Given problem:
Gather all lines in the entries below that include the word "this".

··········

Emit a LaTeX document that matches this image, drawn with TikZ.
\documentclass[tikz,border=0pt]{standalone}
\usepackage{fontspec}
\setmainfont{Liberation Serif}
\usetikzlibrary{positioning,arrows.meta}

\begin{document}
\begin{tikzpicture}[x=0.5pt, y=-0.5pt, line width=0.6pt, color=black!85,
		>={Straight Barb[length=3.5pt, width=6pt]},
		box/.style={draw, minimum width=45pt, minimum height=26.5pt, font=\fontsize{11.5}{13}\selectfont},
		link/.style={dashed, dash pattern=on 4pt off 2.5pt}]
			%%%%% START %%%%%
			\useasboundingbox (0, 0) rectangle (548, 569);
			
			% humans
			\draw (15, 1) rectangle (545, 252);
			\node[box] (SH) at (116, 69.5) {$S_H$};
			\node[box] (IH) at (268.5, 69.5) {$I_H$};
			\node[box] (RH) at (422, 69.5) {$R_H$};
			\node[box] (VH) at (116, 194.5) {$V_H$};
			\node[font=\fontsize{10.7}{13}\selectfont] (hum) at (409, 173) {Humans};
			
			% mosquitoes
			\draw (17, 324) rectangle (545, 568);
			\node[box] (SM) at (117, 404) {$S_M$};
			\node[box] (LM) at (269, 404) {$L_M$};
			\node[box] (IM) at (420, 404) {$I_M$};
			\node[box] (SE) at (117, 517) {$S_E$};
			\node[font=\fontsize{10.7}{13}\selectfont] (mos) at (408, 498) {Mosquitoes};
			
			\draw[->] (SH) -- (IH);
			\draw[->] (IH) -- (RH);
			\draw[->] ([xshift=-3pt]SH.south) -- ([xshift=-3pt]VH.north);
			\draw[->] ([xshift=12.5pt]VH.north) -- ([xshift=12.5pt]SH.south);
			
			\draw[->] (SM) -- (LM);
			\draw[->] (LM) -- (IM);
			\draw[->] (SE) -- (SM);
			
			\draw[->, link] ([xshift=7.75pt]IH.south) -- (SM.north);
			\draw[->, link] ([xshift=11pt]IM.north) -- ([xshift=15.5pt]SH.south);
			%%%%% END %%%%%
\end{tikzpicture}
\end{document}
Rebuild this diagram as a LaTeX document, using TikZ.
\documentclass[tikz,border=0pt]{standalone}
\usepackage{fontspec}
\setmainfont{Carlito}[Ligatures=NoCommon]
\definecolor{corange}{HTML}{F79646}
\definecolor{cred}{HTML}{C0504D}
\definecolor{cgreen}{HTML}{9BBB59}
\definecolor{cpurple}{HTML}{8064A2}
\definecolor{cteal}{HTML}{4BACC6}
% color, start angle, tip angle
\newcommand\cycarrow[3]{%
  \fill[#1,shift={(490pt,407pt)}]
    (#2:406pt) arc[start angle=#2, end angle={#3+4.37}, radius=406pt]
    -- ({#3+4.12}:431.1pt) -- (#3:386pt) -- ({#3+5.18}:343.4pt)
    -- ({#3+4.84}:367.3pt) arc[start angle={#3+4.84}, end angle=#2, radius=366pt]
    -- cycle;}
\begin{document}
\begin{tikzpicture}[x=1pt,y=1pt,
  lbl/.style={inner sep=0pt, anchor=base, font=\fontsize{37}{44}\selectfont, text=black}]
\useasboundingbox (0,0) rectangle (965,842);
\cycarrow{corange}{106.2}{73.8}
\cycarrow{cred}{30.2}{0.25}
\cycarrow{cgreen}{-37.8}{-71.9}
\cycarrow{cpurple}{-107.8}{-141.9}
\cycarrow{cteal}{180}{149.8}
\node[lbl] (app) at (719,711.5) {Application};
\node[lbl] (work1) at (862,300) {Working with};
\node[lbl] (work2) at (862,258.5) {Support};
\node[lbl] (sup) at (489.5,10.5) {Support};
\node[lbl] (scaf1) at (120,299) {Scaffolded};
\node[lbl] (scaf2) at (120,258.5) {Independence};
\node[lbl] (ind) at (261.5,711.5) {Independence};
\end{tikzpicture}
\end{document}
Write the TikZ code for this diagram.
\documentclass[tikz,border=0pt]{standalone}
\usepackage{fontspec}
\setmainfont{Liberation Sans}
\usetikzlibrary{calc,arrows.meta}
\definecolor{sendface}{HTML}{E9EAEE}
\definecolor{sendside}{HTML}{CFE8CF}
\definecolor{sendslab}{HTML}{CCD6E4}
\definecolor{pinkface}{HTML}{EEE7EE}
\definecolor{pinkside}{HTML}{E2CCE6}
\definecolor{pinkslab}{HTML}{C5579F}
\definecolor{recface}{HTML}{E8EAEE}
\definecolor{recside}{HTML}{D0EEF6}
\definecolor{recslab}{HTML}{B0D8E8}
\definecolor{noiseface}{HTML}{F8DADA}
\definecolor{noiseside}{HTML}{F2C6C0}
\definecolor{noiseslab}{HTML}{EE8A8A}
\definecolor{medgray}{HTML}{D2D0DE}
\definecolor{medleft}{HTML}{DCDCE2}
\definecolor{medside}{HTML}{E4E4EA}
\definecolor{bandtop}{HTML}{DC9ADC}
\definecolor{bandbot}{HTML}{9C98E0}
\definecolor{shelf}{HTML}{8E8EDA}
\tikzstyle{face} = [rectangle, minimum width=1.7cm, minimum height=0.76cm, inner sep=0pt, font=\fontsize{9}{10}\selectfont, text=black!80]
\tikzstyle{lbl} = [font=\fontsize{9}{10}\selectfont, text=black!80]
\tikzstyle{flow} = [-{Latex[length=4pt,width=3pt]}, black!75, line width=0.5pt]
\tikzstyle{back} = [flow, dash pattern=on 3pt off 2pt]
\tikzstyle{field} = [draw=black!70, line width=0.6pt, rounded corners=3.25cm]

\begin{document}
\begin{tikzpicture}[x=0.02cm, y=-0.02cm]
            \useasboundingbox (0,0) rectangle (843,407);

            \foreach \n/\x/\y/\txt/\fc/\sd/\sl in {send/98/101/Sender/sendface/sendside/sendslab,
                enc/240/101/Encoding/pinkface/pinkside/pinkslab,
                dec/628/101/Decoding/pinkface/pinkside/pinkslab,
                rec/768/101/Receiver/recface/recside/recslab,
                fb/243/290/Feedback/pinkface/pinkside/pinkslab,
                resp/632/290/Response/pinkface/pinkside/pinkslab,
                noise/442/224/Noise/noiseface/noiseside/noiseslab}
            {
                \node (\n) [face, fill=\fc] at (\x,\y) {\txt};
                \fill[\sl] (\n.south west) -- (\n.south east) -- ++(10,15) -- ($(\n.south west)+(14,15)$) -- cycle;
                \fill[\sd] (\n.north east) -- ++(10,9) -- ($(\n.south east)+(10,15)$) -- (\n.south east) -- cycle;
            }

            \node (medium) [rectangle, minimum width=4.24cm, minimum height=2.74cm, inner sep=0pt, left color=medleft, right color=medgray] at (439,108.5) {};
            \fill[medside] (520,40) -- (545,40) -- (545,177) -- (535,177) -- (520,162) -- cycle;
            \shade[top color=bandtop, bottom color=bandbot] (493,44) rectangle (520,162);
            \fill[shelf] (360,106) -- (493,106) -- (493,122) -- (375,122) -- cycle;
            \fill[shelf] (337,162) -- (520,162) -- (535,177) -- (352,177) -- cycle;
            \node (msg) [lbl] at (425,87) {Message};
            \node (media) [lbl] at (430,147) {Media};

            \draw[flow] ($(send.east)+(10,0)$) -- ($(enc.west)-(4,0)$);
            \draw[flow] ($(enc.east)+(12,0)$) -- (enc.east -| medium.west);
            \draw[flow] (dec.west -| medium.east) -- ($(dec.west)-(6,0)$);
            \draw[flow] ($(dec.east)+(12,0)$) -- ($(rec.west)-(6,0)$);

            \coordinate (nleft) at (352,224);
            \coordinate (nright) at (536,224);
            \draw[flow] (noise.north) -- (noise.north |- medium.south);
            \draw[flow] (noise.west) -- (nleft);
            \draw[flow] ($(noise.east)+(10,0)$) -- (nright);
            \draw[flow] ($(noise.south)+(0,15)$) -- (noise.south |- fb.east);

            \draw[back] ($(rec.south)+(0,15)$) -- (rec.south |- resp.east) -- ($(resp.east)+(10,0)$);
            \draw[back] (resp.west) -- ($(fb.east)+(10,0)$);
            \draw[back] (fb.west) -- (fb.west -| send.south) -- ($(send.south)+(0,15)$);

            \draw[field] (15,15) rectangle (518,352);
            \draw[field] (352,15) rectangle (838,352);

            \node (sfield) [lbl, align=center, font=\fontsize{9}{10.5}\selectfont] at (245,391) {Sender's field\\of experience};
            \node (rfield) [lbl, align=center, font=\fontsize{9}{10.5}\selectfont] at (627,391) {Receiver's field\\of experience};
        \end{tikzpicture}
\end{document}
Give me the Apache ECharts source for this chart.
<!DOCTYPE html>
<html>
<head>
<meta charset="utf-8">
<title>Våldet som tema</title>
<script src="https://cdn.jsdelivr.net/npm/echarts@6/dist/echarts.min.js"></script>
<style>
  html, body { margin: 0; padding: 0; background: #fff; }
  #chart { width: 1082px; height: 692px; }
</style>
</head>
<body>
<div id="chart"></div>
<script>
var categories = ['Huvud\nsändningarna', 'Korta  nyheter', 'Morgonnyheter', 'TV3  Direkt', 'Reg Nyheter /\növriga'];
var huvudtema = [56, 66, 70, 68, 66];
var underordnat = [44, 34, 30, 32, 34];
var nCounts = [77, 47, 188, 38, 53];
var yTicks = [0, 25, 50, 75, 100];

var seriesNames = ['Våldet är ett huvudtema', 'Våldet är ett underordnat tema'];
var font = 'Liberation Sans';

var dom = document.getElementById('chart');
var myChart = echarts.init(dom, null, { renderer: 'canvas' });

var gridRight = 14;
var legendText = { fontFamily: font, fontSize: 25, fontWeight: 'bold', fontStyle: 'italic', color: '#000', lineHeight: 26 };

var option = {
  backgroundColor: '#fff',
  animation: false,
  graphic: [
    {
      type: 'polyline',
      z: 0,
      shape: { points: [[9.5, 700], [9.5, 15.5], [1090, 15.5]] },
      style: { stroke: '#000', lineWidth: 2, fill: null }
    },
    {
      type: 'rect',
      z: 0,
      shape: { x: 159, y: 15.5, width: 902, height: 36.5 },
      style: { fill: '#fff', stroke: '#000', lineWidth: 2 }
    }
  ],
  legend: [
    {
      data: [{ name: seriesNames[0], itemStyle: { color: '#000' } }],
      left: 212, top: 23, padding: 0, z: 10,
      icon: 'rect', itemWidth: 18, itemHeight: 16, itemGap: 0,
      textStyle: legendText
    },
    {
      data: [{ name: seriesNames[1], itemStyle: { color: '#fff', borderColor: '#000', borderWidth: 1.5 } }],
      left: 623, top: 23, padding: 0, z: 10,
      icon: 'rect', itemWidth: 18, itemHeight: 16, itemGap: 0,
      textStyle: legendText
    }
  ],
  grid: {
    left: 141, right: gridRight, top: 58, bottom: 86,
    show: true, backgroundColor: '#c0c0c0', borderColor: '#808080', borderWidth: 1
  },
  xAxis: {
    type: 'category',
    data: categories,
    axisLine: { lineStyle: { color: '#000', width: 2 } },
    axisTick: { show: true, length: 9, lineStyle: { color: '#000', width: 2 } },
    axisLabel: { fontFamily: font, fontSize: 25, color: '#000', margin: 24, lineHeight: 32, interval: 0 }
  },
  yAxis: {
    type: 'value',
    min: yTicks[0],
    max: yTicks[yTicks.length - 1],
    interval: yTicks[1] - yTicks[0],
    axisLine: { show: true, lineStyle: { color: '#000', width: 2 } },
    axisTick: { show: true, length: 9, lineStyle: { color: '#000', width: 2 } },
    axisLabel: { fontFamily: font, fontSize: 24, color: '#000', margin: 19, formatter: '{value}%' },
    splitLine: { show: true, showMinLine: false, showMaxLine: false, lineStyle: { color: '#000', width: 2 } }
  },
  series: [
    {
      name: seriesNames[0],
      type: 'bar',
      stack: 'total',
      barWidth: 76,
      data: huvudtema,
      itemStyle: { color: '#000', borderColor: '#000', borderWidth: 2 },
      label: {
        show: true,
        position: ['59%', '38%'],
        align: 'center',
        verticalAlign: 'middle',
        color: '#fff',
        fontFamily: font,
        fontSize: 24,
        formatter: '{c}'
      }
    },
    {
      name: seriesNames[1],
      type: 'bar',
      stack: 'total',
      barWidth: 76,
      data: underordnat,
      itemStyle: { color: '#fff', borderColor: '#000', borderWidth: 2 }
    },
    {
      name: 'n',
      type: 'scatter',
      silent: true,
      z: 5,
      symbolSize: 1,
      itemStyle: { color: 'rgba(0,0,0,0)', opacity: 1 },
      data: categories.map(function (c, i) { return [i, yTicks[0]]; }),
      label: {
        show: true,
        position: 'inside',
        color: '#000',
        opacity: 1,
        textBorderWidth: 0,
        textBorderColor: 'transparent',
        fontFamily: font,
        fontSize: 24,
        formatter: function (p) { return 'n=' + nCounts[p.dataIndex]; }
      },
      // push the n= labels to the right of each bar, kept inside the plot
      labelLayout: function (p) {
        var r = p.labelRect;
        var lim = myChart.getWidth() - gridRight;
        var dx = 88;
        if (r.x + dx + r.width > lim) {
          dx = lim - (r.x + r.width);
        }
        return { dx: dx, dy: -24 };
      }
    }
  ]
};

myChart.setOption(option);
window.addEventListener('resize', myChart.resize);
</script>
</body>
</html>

··········

Task result:
Emit a LaTeX document that matches this image, drawn with TikZ.
Rebuild this diagram as a LaTeX document, using TikZ.
Write the TikZ code for this diagram.
Give me the Apache ECharts source for this chart.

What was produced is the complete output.